How to use it in a service
This song earns its place in Advent but does not need to wait for December. Any series on anxiety, trust, or the character of God will carry this well. It works as a response song after a heavier teaching moment, positioned after the sermon rather than before it, giving the congregation a way to respond to what they have heard with their voices and their bodies. At 80 BPM it is slow enough to follow a message without feeling like you shifted gears too hard. It also works in a pre-service or response set where you want the room to settle rather than surge. Consider leading it as the final song of the set, giving the congregation the last word before they carry the service into their week. If your series is touching themes of uncertainty, fear, or spiritual exhaustion, this song fits almost any message in that space.

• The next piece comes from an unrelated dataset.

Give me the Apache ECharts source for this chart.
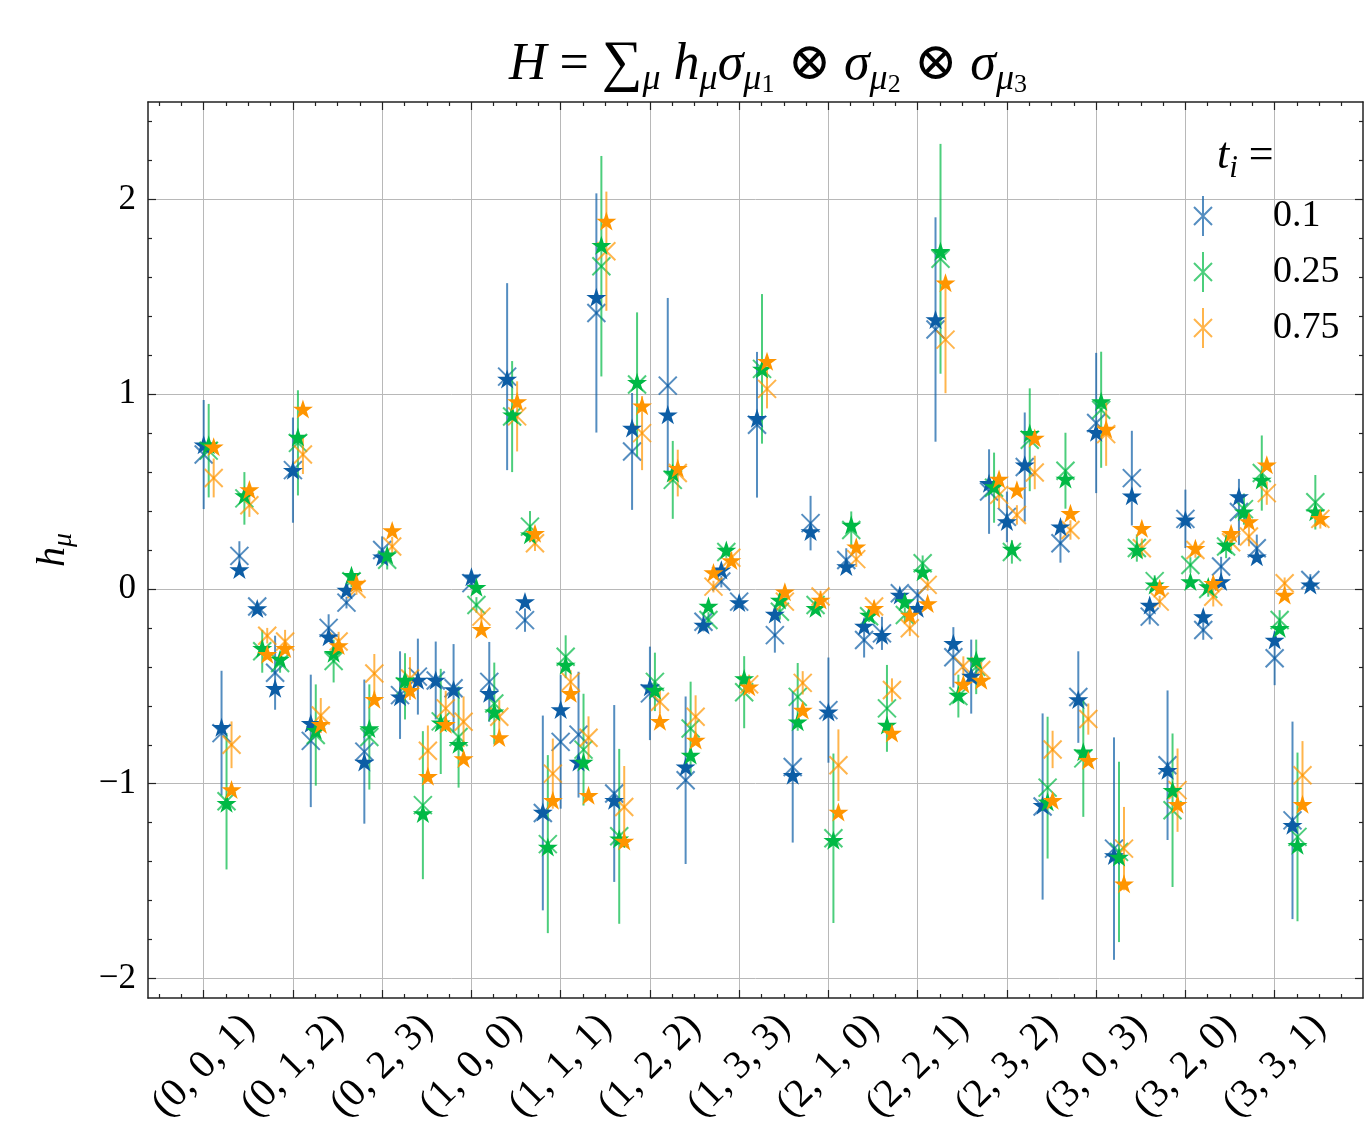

Things to watch for as the worship leader
The temptation is to push emotionally before the room has arrived at the lyric. Let the first verse do its work without dynamics creep, and resist the urge to swell the volume before the congregation has actually engaged the words. The word "transcends" is a reach for some voices, so practice it in rehearsal until the band and vocalists can land it cleanly mid-phrase. Watch for the congregation checking out during a long instrumental section if you build one. This song rewards simplicity over production. When you hold back on volume, the lyric carries more weight. The silence around the words is part of what the song is doing.
A note for the team behind you (techs, vocalists, band)
Keys player: a sustained pad under everything, kept low in the mix during verses, prevents the harmony from competing with the lyric. Think of the pad as the room's breathing rather than a featured instrument. Sound team: dial back the room reverb slightly compared to a larger anthem. The clarity of individual voices in the room adds to the gathered, intimate feel this song is going for. Too much reverb and it sounds like a big production moment when the song is asking for something quieter and more interior. Vocalists: blend matters more than individual presence here. Pull back on vibrato in the verses and open up slightly on the final chorus. Nobody is soloing their way through this one. Drummers, if you are in at all, brushes or hot rods rather than sticks for the first pass, and keep the dynamics under control until the congregation has earned the lift with genuine engagement.